Ma proprio sul Pd inizia il pressing di Sel e 5 Stelle che chiedono la fine della
maggioranza delle larghe intese. Al Paese serve coesione e serenità, osserva il capo
dello Stato Napolitano che, in una nota, chiede rispetto e fiducia verso la magistratura
e sottolinea: ora ci sono le condizioni per una riforma della giustizia.
Quali
conseguenze avrà sul piano politico questa sentenza della Cassazione? Luca Collodi
lo ha chiesto al prof. Francesco Bonini, ordinario di Scienze politiche
all’Università Lumsa:
R. - Io credo
che paradossalmente questa sentenza, e la situazione che ne consegue, rafforzi - quanto
meno nel breve periodo - il presupposto di necessità da cui è nato il Governo Letta,
con la partecipazione delle maggiori forze politiche e con l’intervento decisivo del
capo dello Stato. Quindi, in questo momento, penso che il governo continui la sua
navigazione, anche proprio nella situazione di smarrimento e di debolezza di tutte
le forze politiche.
D. - Quindi una debolezza che paradossalmente per il governo
diviene un punto di forza…
R. - Paradossalmente sì. Questa è quasi una legge
di lungo periodo della legge italiana, per cui l’equilibrio deriva anche dalla debolezza
degli interlocutori. Un tempo si diceva: lo stato di crisi permanente permette comunque
di trovare stabilità. Certo è una situazione precaria, ma che comunque permette quanto
meno, in questo momento, la sopravvivenza.

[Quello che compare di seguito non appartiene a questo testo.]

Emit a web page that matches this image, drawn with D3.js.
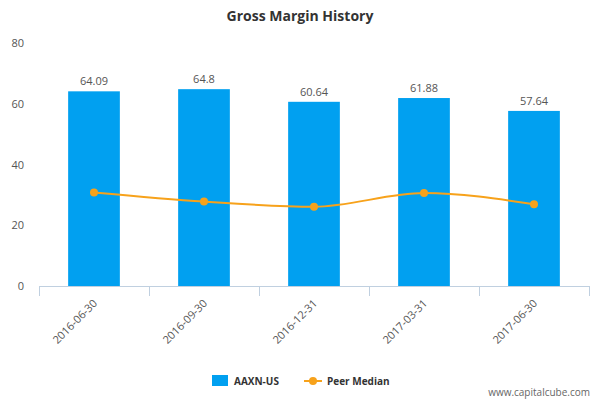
<!DOCTYPE html>
<html><head><meta charset="utf-8">
<script src="https://cdn.jsdelivr.net/npm/d3@7"></script>
<style>body{margin:0;background:#fff}text{font-family:"Open Sans",Arial,sans-serif}</style>
</head><body><div id="chart"></div>
<script>
var dates = ["2016-06-30","2016-09-30","2016-12-31","2017-03-31","2017-06-30"];
var grossMargin = [64.09, 64.8, 60.64, 61.88, 57.64];
var peerMedian = [30.8, 27.8, 26.1, 30.6, 26.9];
var yTicks = [0, 20, 40, 60, 80];

var svg = d3.select("#chart").append("svg").attr("width", 600).attr("height", 400);

svg.append("text").attr("x", 300).attr("y", 21).attr("text-anchor", "middle")
  .attr("font-size", 14).attr("font-weight", "bold").attr("fill", "#333").text("Gross Margin History");

var x = d3.scaleBand().domain(dates).range([39, 589]).paddingInner(0.53).paddingOuter(0.265);
var y = d3.scaleLinear().domain([0, 80]).range([286, 43]);

svg.selectAll(".ytick").data(yTicks).enter().append("text")
  .attr("x", 24).attr("y", d => y(d) + 4).attr("text-anchor", "end")
  .attr("font-size", 11).attr("fill", "#555").text(d => d);

svg.selectAll(".bar").data(dates).enter().append("rect")
  .attr("x", d => x(d)).attr("width", x.bandwidth())
  .attr("y", (d, i) => y(grossMargin[i])).attr("height", (d, i) => y(0) - y(grossMargin[i]))
  .attr("fill", "#01a0f0");

svg.selectAll(".lbl").data(dates).enter().append("text")
  .attr("x", d => x(d) + x.bandwidth() / 2).attr("y", (d, i) => y(grossMargin[i]) - 6)
  .attr("text-anchor", "middle").attr("font-size", 11).attr("fill", "#555")
  .text((d, i) => grossMargin[i]);

// axis
svg.append("line").attr("x1", 39).attr("x2", 590).attr("y1", 286.5).attr("y2", 286.5)
  .attr("stroke", "#c0d0e0");
var step = x.step();
d3.range(0, 6).forEach(function(k) {
  var tx = Math.round(39 + k * step) + 0.5;
  svg.append("line").attr("x1", tx).attr("x2", tx).attr("y1", 286).attr("y2", 296).attr("stroke", "#c0d0e0");
});
svg.selectAll(".xl").data(dates).enter().append("text")
  .attr("transform", d => "translate(" + (x(d) + x.bandwidth() / 2 + 4) + ",304) rotate(-45)")
  .attr("text-anchor", "end").attr("font-size", 11).attr("fill", "#555").text(d => d);

var line = d3.line().x((d, i) => x(dates[i]) + x.bandwidth() / 2).y(d => y(d)).curve(d3.curveMonotoneX);
svg.append("path").datum(peerMedian).attr("d", line).attr("fill", "none")
  .attr("stroke", "#f7a21b").attr("stroke-width", 2);
svg.selectAll(".pt").data(peerMedian).enter().append("circle")
  .attr("cx", (d, i) => x(dates[i]) + x.bandwidth() / 2).attr("cy", d => y(d)).attr("r", 4)
  .attr("fill", "#f7a21b");

// legend
svg.append("rect").attr("x", 212).attr("y", 375).attr("width", 16).attr("height", 11).attr("fill", "#01a0f0");
svg.append("text").attr("x", 234).attr("y", 385).attr("font-size", 10).attr("font-weight", "bold").attr("fill", "#333").text("AAXN-US");
svg.append("line").attr("x1", 304).attr("x2", 322).attr("y1", 381).attr("y2", 381).attr("stroke", "#f7a21b").attr("stroke-width", 2);
svg.append("circle").attr("cx", 313).attr("cy", 381).attr("r", 4).attr("fill", "#f7a21b");
svg.append("text").attr("x", 327).attr("y", 385).attr("font-size", 10).attr("font-weight", "bold").attr("fill", "#333").text("Peer Median");
svg.append("text").attr("x", 590).attr("y", 396).attr("text-anchor", "end").attr("font-size", 10).attr("fill", "#666").text("www.capitalcube.com");
</script></body></html>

D. - Prof. Bonini, lei pensa che
vada fatta una riflessione sul rapporto tra giustizia e politica? C’è un certo disordine
nei rapporti tra poteri dello Stato?
R. - Certamente e ne ha fatto riferimento
anche il capo dello Stato. E’ un problema che viene da lontano, viene ancora prima
di Tangentopoli: il fatto che il nostro sistema costituzione - che si è retto per
decenni su un equilibrio molto complesso - a un certo punto ha cominciato a dare dei
segnali di scricchiolamento. Il problema non è tanto di cambiare regime - passare
da un regime parlamentare a un regime presidenziale o semipresidenziale - quanto di
far giocare effettivamente tutti i poteri dello Stato in coordinamento, in concordia.
Invece stiamo assistendo, ormai da molti anni, ad una conflittualità - a volte latente,
a volte esplicita - che finisce col far pagare a tutto il Paese dei costi molto alti,
perché un sistema politico istituzionale che funziona male, rende il Paese certamente
molto meno competitivo in Europa e anche ormai nel mondo globalizzato.
D.
- Questo disordine istituzionale quanto può incidere in negativo sulla vita democratica
dell’Italia?
R. - A lungo andare in maniera notevole, prima di tutto perché
fiacca le istanze di partecipazione reale: la gente si sente allontanata dalla politica,
dalla gestione della cosa pubblica e dalle istituzioni e questo quindi prova un senso
di malessere e di distanza. Questo è un costo, alla lunga, molto grave. E poi c’è
il costo dell’inefficienza: se le istituzioni non funzionano, se le leggi non si fanno,
non si applicano nei termini giusti e nei termini efficaci, il Paese perde posizioni
e la crisi economica morde in maniera molto più significativa in Italia che presso
i partner concorrenti europei e anche extraeuropei. Quindi, costi molto alti!
D.
- Da tutta questa situazione, i cittadini come possono tornare a gestire il proprio
Paese in prima persona?
R. - Certamente associandosi, certamente facendo pesare
il loro voto, il loro consenso e la loro voce e, quindi, certamente parlando. E poi
sfruttando le possibilità di partecipazione che ci sono, ma sfruttando soprattutto
quel tessuto di associazioni e di mondi vitali che ancora in Italia è forte ed è presente.
Certo ci vogliono anche degli interventi per aprire la forma partito: non tanto nelle
forme plebiscitarie di partecipazione una tantum, ma nelle possibilità di discussione.
Si tratta poi di far ripartire anche i meccanismi di reclutamento dei giovani: sono
i giovani tradizionalmente e strutturalmente quelli che hanno più voglia di partecipare.
Se i giovani non trovano lavoro, se i giovani non trovano audience nelle istituzioni,
se i giovani sono rinchiusi in loro stessi, tutto il sistema della partecipazione
democratica ha dei gravissimi limiti e si respira quell’aria di progressiva decadenza
che aleggia su tutto il nostro Paese.